* STATED GOAL: Your copy of the material must match it exactly, except that pictures are dropped.

* COLLECTED MATERIAL:
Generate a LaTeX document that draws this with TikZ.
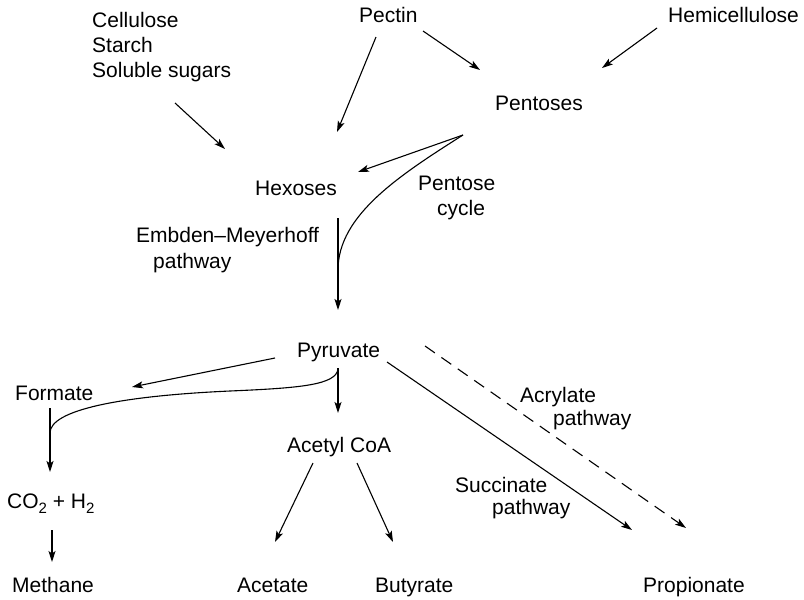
\documentclass[tikz,border=0pt]{standalone}
\usepackage{fontspec}
\setmainfont{Liberation Sans}
\usetikzlibrary{arrows.meta}
\newcommand{\mysub}[1]{\raisebox{-5pt}{\fontsize{15}{15}\selectfont #1}}
\begin{document}
\begin{tikzpicture}[x=1pt,y=-1pt,
  lbl/.style={inner sep=0pt,anchor=base west,font=\fontsize{21}{25}\selectfont},
  arr/.style={line width=1.1pt,-{Stealth[length=11pt,width=7pt,inset=2.5pt]}},
  dasharr/.style={arr,dash pattern=on 12pt off 8pt}]
\useasboundingbox (0,0) rectangle (804,600);
% texts
\node[lbl] (cell) at (92,27) {Cellulose};
\node[lbl] (starch) at (92,52) {Starch};
\node[lbl] (sugars) at (92,77) {Soluble sugars};
\node[lbl] (pectin) at (359,22) {Pectin};
\node[lbl] (hemi) at (668,22) {Hemicellulose};
\node[lbl] (pentoses) at (495,110) {Pentoses};
\node[lbl] (hexoses) at (255,195) {Hexoses};
\node[lbl] (pc1) at (418,190) {Pentose};
\node[lbl] (pc2) at (437,215) {cycle};
\node[lbl] (em1) at (136,242) {Embden–Meyerhoff};
\node[lbl] (em2) at (153,268) {pathway};
\node[lbl] (pyruvate) at (297,357) {Pyruvate};
\node[lbl] (formate) at (15,400) {Formate};
\node[lbl] (acetyl) at (287,452) {Acetyl CoA};
\node[lbl] (acr1) at (520,402) {Acrylate};
\node[lbl] (acr2) at (553,425) {pathway};
\node[lbl] (suc1) at (455,492) {Succinate};
\node[lbl] (suc2) at (492,514) {pathway};
\node[lbl] (co2) at (7,508) {CO\mysub{2} + H\mysub{2}};
\node[lbl] (methane) at (12,592) {Methane};
\node[lbl] (acetate) at (237,592) {Acetate};
\node[lbl] (butyrate) at (375,592) {Butyrate};
\node[lbl] (propionate) at (643,592) {Propionate};
% connectors
\draw[arr] ([shift={(83,26)}]sugars.base west) -- ([shift={(-30,-46)}]hexoses.base west);
\draw[arr] ([shift={(17,15)}]pectin.base west) -- ([shift={(82,-63)}]hexoses.base west);
\draw[arr] ([shift={(64,9)}]pectin.base west) -- ([shift={(-15,-40)}]pentoses.base west);
\draw[arr] ([shift={(-11,6)}]hemi.base west) -- ([shift={(107,-42)}]pentoses.base west);
\draw[arr] ([shift={(-32,25)}]pentoses.base west) -- ([shift={(103,-23)}]hexoses.base west);
\draw[line width=1.1pt] ([shift={(-32,25)}]pentoses.base west) .. controls (400,175) and (338,215) .. ([shift={(41,-87)}]pyruvate.base west);
\draw[arr] ([shift={(83,23)}]hexoses.base west) -- ([shift={(41,-47)}]pyruvate.base west);
\draw[arr] ([shift={(-22,1)}]pyruvate.base west) -- ([shift={(117,-13)}]formate.base west);
\draw[arr] ([shift={(41,11)}]pyruvate.base west) -- ([shift={(51,-39)}]acetyl.base west);
\draw[line width=1.1pt] ([shift={(41,12)}]pyruvate.base west) .. controls (336,385) and (300,388) .. (230,391) .. controls (120,396) and (50,410) .. ([shift={(35,33)}]formate.base west);
\draw[arr] ([shift={(35,8)}]formate.base west) -- ([shift={(43,-36)}]co2.base west);
\draw[arr] ([shift={(45,22)}]co2.base west) -- ([shift={(40,-30)}]methane.base west);
\draw[arr] ([shift={(26,11)}]acetyl.base west) -- ([shift={(38,-50)}]acetate.base west);
\draw[arr] ([shift={(70,11)}]acetyl.base west) -- ([shift={(18,-50)}]butyrate.base west);
\draw[arr] ([shift={(90,5)}]pyruvate.base west) -- ([shift={(-11,-62)}]propionate.base west);
\draw[dasharr] ([shift={(128,-11)}]pyruvate.base west) -- ([shift={(43,-64)}]propionate.base west);
\end{tikzpicture}
\end{document}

* WRITTEN ANSWER:
Generate a LaTeX document that draws this with TikZ.
\documentclass[tikz,border=0pt]{standalone}
\usepackage{fontspec}
\setmainfont{Liberation Sans}
\usetikzlibrary{arrows.meta}
\newcommand{\mysub}[1]{\raisebox{-5pt}{\fontsize{15}{15}\selectfont #1}}
\begin{document}
\begin{tikzpicture}[x=1pt,y=-1pt,
  lbl/.style={inner sep=0pt,anchor=base west,font=\fontsize{21}{25}\selectfont},
  arr/.style={line width=1.1pt,-{Stealth[length=11pt,width=7pt,inset=2.5pt]}},
  dasharr/.style={arr,dash pattern=on 12pt off 8pt}]
\useasboundingbox (0,0) rectangle (804,600);
% texts
\node[lbl] (cell) at (92,27) {Cellulose};
\node[lbl] (starch) at (92,52) {Starch};
\node[lbl] (sugars) at (92,77) {Soluble sugars};
\node[lbl] (pectin) at (359,22) {Pectin};
\node[lbl] (hemi) at (668,22) {Hemicellulose};
\node[lbl] (pentoses) at (495,110) {Pentoses};
\node[lbl] (hexoses) at (255,195) {Hexoses};
\node[lbl] (pc1) at (418,190) {Pentose};
\node[lbl] (pc2) at (437,215) {cycle};
\node[lbl] (em1) at (136,242) {Embden–Meyerhoff};
\node[lbl] (em2) at (153,268) {pathway};
\node[lbl] (pyruvate) at (297,357) {Pyruvate};
\node[lbl] (formate) at (15,400) {Formate};
\node[lbl] (acetyl) at (287,452) {Acetyl CoA};
\node[lbl] (acr1) at (520,402) {Acrylate};
\node[lbl] (acr2) at (553,425) {pathway};
\node[lbl] (suc1) at (455,492) {Succinate};
\node[lbl] (suc2) at (492,514) {pathway};
\node[lbl] (co2) at (7,508) {CO\mysub{2} + H\mysub{2}};
\node[lbl] (methane) at (12,592) {Methane};
\node[lbl] (acetate) at (237,592) {Acetate};
\node[lbl] (butyrate) at (375,592) {Butyrate};
\node[lbl] (propionate) at (643,592) {Propionate};
% connectors
\draw[arr] ([shift={(83,26)}]sugars.base west) -- ([shift={(-30,-46)}]hexoses.base west);
\draw[arr] ([shift={(17,15)}]pectin.base west) -- ([shift={(82,-63)}]hexoses.base west);
\draw[arr] ([shift={(64,9)}]pectin.base west) -- ([shift={(-15,-40)}]pentoses.base west);
\draw[arr] ([shift={(-11,6)}]hemi.base west) -- ([shift={(107,-42)}]pentoses.base west);
\draw[arr] ([shift={(-32,25)}]pentoses.base west) -- ([shift={(103,-23)}]hexoses.base west);
\draw[line width=1.1pt] ([shift={(-32,25)}]pentoses.base west) .. controls (400,175) and (338,215) .. ([shift={(41,-87)}]pyruvate.base west);
\draw[arr] ([shift={(83,23)}]hexoses.base west) -- ([shift={(41,-47)}]pyruvate.base west);
\draw[arr] ([shift={(-22,1)}]pyruvate.base west) -- ([shift={(117,-13)}]formate.base west);
\draw[arr] ([shift={(41,11)}]pyruvate.base west) -- ([shift={(51,-39)}]acetyl.base west);
\draw[line width=1.1pt] ([shift={(41,12)}]pyruvate.base west) .. controls (336,385) and (300,388) .. (230,391) .. controls (120,396) and (50,410) .. ([shift={(35,33)}]formate.base west);
\draw[arr] ([shift={(35,8)}]formate.base west) -- ([shift={(43,-36)}]co2.base west);
\draw[arr] ([shift={(45,22)}]co2.base west) -- ([shift={(40,-30)}]methane.base west);
\draw[arr] ([shift={(26,11)}]acetyl.base west) -- ([shift={(38,-50)}]acetate.base west);
\draw[arr] ([shift={(70,11)}]acetyl.base west) -- ([shift={(18,-50)}]butyrate.base west);
\draw[arr] ([shift={(90,5)}]pyruvate.base west) -- ([shift={(-11,-62)}]propionate.base west);
\draw[dasharr] ([shift={(128,-11)}]pyruvate.base west) -- ([shift={(43,-64)}]propionate.base west);
\end{tikzpicture}
\end{document}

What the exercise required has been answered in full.